Все светлое и тяжелое, что пришлось пережить нам за долгие-долгие годы совместной работы, — потеря дорогих товарищей и те зияющие пустоты, которые образовались вокруг нас, когда один за другим уходили они из жизни, — еще крепче, теснее сближали нас. И у меня не было лучшего, более любимого друга, чем Александр Иванович. […]
Хочу еще сказать несколько слов о Южине как руководителе театра, которым он стал после смерти Ленского. Александр Павлович был гениальным актером, вдохновенным учителем, но этот энтузиаст, фантазер совсем не был администратором. Конторские чиновники все время поддевали его, выводили из себя, в нем не было ни выдержки, ни воли, ни логического ума, чем так импонировал Александр Иванович. Чиновники извели Ленского и ускорили его кончину, Южин же сумел подчинить контору себе. Сезон за сезоном, от одной постановки до другой Южин приобретал в жизни театра все большее и большее значение.
Человек недюжинного ума, прекрасного воспитания, образованный, Южин в любой области мог бы сделать блестящую карьеру, но он ничем так не гордился, как званием актера, и не было более стойкого защитника этого звания, чем Александр Иванович. Он пользовался каждым случаем, чтобы выступить в защиту прав актера, говорить и писать о значении в театре актера, поднимать достоинство профессии актера. И Малый театр был за ним, как за каменной стеной.
Что бы ни случилось, в какое бы тяжелое положение мы ни попадали, мы были спокойны, так как знали, что у нас есть Южин. Его ум, такт, его умение обходиться с людьми, знание своего дела, вера в актера и безграничная любовь к Малому театру всегда подскажут правильный выход, всегда помогут ему обойти все затруднения и вывести нас на правильный путь. Недаром актеры других театров часто завидовали нам и говорили: «Хорошо вам — у вас есть Южин!»
Когда он стал во главе театра, он прежде всего позаботился о создании «основного» репертуара. Шекспир, Шиллер, Бомарше, Островский из сезона в сезон возобновлялись им, образуя репертуарный фонд из классики.
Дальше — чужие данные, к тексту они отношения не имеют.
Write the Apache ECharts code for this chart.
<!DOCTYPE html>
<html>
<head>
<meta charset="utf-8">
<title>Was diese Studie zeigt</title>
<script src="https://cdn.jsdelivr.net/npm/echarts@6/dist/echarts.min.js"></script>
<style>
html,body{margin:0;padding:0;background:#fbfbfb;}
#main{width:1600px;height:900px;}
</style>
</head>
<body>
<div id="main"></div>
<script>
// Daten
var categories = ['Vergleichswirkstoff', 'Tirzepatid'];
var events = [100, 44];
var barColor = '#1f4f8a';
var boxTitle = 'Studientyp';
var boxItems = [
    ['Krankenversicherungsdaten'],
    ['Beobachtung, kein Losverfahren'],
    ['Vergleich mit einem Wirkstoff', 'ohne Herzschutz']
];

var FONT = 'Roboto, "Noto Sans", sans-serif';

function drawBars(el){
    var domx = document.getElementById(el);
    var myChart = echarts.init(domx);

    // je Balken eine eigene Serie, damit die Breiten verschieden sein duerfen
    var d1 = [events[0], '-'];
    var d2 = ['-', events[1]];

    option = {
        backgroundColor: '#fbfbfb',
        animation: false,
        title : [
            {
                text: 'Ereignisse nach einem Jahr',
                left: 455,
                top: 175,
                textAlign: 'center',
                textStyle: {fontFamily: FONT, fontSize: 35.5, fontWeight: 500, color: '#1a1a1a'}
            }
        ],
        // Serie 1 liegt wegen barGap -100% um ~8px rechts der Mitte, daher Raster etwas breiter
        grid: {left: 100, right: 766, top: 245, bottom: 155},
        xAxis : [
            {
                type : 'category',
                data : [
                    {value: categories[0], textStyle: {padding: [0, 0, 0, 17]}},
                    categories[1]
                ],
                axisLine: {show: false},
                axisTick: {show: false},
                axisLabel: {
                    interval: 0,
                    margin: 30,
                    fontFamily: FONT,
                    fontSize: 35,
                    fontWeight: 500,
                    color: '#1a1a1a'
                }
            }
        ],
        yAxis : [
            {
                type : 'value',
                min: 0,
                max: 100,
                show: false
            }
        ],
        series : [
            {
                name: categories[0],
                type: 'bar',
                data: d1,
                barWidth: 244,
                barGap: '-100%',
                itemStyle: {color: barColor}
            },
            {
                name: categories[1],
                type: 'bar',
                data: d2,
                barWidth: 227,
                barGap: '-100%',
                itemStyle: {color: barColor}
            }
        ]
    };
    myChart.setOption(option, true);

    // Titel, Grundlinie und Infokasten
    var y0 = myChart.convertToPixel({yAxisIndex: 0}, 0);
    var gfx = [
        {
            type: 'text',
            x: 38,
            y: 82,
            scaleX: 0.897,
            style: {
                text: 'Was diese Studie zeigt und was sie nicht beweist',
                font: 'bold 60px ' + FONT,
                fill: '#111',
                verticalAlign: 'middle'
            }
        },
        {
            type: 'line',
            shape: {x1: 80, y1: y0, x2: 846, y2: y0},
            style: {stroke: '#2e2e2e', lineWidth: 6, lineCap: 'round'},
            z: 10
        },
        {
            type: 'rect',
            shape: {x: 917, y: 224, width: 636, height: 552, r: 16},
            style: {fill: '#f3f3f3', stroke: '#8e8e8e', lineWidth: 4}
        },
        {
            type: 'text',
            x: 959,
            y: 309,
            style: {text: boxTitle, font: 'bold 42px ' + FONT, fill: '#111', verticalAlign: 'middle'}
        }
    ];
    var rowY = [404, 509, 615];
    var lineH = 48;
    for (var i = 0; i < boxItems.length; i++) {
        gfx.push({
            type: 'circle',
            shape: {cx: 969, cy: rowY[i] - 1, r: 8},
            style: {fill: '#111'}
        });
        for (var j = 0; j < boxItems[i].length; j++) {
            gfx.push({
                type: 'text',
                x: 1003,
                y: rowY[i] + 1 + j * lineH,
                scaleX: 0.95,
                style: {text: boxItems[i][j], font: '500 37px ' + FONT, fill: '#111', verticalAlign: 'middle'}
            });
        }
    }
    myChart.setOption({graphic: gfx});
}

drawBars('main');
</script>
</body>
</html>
Наряду с этими пьесами он каждый год ставил пьесы современных драматургов как русских, так и западно-европейских.
Всегда признавая, что первое место в театре должно принадлежать актеру, Южин при выборе пьесы стремился дать большинству актеров работу (введя, кроме того, на каждую постановку двойной состав исполнителей). Актер получил возможность расти: росла и молодежь, становившаяся из «подающих надежды» настоящими художниками сцены, с честью занимающими место тех, кого безжалостно вырывало время из наших рядов. Были, конечно, и у Южина враги — были обиженные и недовольные, но Южин знал, чего он добивается, и твердо шел к своей цели.